Before discussing the facts, brief reference should be made to the rule of law applicable to the review of decisions of the Department of Alcoholic Beverage Control. That agency is a constitutional agency that has succeeded to some of the powers of the State Board of Equalization in alcoholic beverage control matters. Being an agency upon which the Constitution has conferred limited judicial powers, its decisions on factual matters must be affirmed if there is substantial evidence to support them. Cal.Const. Art. 20, § 22; Covert v. State Board of Equalization, 29 Cal.2d 125, 173 P.2d 545; Kirchubel v. Munro, 149 Cal.App.2d 243, 308 P.2d 432; Molina v. Munro, 145 Cal.App.2d 601, 302 P.2d 818; Dethlefsen v. State Bd. of Equalization, 145 Cal.App.2d 561, 303 P.2d 7; Griswold v. Department of Alcoholic Bev. Control, 141 Cal.App.2d 807, 297 P.2d 762. In other words, on the mandamus proceeding, the trial court was not permitted to exercise an independent judgment on the facts, as it may do in reviewing the findings of legislatively created state-wide administrative agencies, but was required to give to the factual determinations of the appellant the same deference that an appellate court must give to the findings of a trial court. Thus, the trial court was simply called upon the determine whether the findings of the Board were supported by substantial evidence.
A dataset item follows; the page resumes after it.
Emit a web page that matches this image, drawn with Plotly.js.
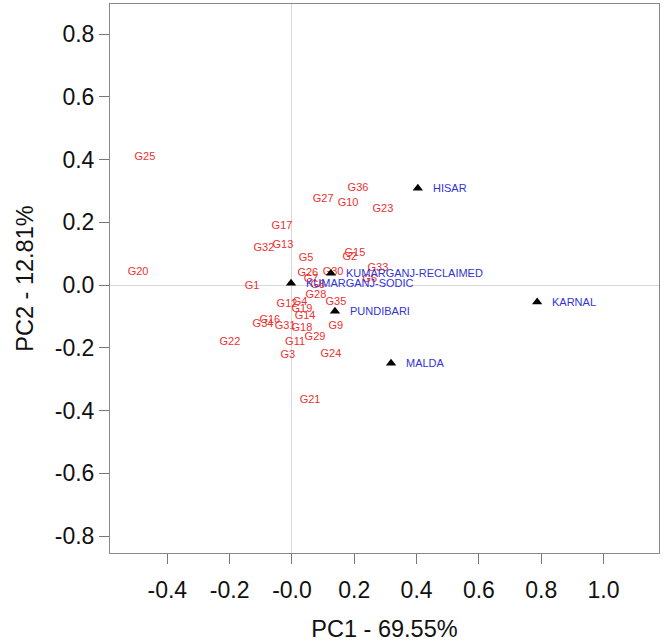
<!DOCTYPE html>
<html>
<head>
<meta charset="utf-8">
<script src="https://cdn.plot.ly/plotly-3.0.1.min.js"></script>
<style>
  body { margin: 0; background: #fff; }
  #biplot { width: 664px; height: 644px; }
</style>
</head>
<body>
<div id="biplot"></div>
<script>
// genotype scores (PC1, PC2)
var genoNames = ['G25','G20','G36','G27','G10','G23','G17','G32','G13','G5',
                 'G15','G2','G33','G26','G30','G7','G6','G8','G1','G28',
                 'G12','G4','G19','G35','G14','G16','G34','G31','G18','G9',
                 'G29','G11','G22','G3','G24','G21'];
var genoPC1 = [-0.472,-0.494,0.212,0.100,0.180,0.292,-0.032,-0.090,-0.029,0.045,
               0.202,0.186,0.276,0.051,0.132,0.061,0.250,0.083,-0.128,0.077,
               -0.016,0.026,0.032,0.141,0.042,-0.071,-0.093,-0.022,0.032,0.141,
               0.074,0.010,-0.199,-0.013,0.125,0.058];
var genoPC2 = [0.408,0.041,0.309,0.274,0.261,0.242,0.188,0.118,0.127,0.086,
               0.102,0.089,0.054,0.038,0.041,0.020,0.020,0.000,-0.003,-0.032,
               -0.061,-0.054,-0.076,-0.054,-0.099,-0.112,-0.124,-0.131,-0.137,-0.131,
               -0.166,-0.182,-0.182,-0.223,-0.220,-0.367];

// environment scores (PC1, PC2)
var envNames = ['HISAR','KUMARGANJ-RECLAIMED','KUMARGANJ-SODIC','PUNDIBARI','KARNAL','MALDA'];
var envPC1 = [0.404, 0.125, -0.003, 0.138, 0.787, 0.318];
var envPC2 = [0.309, 0.038, 0.006, -0.083, -0.054, -0.249];

var xTicks = [-0.4, -0.2, 0.0, 0.2, 0.4, 0.6, 0.8, 1.0];
var xTickText = ['-0.4', '-0.2', '-0.0', '0.2', '0.4', '0.6', '0.8', '1.0'];
var yTicks = [-0.8, -0.6, -0.4, -0.2, 0.0, 0.2, 0.4, 0.6, 0.8];
var yTickText = ['-0.8', '-0.6', '-0.4', '-0.2', '0.0', '0.2', '0.4', '0.6', '0.8'];

var genoTrace = {
    type: 'scatter',
    mode: 'text',
    x: genoPC1,
    y: genoPC2,
    text: genoNames,
    textposition: 'middle center',
    textfont: { family: 'Liberation Sans, Arial', size: 11, color: '#ee3030' },
    hoverinfo: 'text'
};

var envTrace = {
    type: 'scatter',
    mode: 'markers',
    x: envPC1,
    y: envPC2,
    marker: { symbol: 'triangle-up', size: 9, color: '#000' },
    hoverinfo: 'skip'
};

// environment labels sit a little to the right of each triangle
var envLabels = envNames.map(function (name, i) {
    return {
        x: envPC1[i], y: envPC2[i], xref: 'x', yref: 'y',
        text: name, showarrow: false,
        xanchor: 'left', yanchor: 'middle', xshift: 13,
        font: { family: 'Liberation Sans, Arial', size: 11, color: '#3333d6' }
    };
});

var axisFont = { family: 'Liberation Sans, Arial', size: 23, color: '#111' };
var titleFont = { family: 'Liberation Sans, Arial', size: 23.5, color: '#111' };

var layout = {
    width: 664,
    height: 644,
    margin: { l: 110, r: 5, t: 4, b: 91 },
    paper_bgcolor: '#fff',
    plot_bgcolor: '#fff',
    showlegend: false,
    annotations: envLabels,
    xaxis: {
        range: [-0.584, 1.178],
        tickmode: 'array',
        tickvals: xTicks,
        ticktext: xTickText,
        ticks: 'outside',
        ticklen: 10,
        tickcolor: '#777',
        tickfont: axisFont,
        ticklabelstandoff: 6,
        showgrid: false,
        zeroline: true,
        zerolinecolor: '#d8d8d8',
        zerolinewidth: 1,
        showline: true,
        mirror: true,
        linecolor: '#888',
        linewidth: 1,
        title: { text: 'PC1 - 69.55%', font: titleFont, standoff: 18 }
    },
    yaxis: {
        range: [-0.854, 0.896],
        tickmode: 'array',
        tickvals: yTicks,
        ticktext: yTickText,
        ticks: 'outside',
        ticklen: 10,
        tickcolor: '#777',
        tickfont: axisFont,
        showgrid: false,
        zeroline: true,
        zerolinecolor: '#d8d8d8',
        zerolinewidth: 1,
        showline: true,
        mirror: true,
        linecolor: '#888',
        linewidth: 1,
        title: { text: 'PC2 - 12.81%', font: titleFont, standoff: 14 }
    }
};

Plotly.newPlot('biplot', [genoTrace, envTrace], layout, { displayModeBar: false, staticPlot: true });
</script>
</body>
</html>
Tested by this rule the evidence taken before the hearing officer, and weighed by him and the Department, clearly supports the findings of the Department. Phillip Ryan, on the date of the claimed purchase, was a minor, being then 18 years of age. He testified that on the night of June 28, 1954, he purchased a pint of Qilbey's gin and a quart of mix from the liquor store operated by purchased a pint of Gilbey's gin and a quart was made to him by one Ferrari. Admittedly, Ferrari on that date, was employed by respondents. Ryan testified that Ferrari did not ask for any identification or ask him any questions about his age. This was the first time Ryan had ever been in the store. He was driven to the store by another minor, Charles Butler, who remained outside and did not observe the transaction. He did, however, observe Ryan go into the store empty-handed and, in about three minutes, come out with a bag containing a pint of gin and a quart of mix.

The boys testified that the purchase was made about 8:45 p. m. on June 28, 1954. After the purchase they drove to a market and got some ice and paper cups and then drove to Sebastopol. On the way they consumed over half of the gin. In...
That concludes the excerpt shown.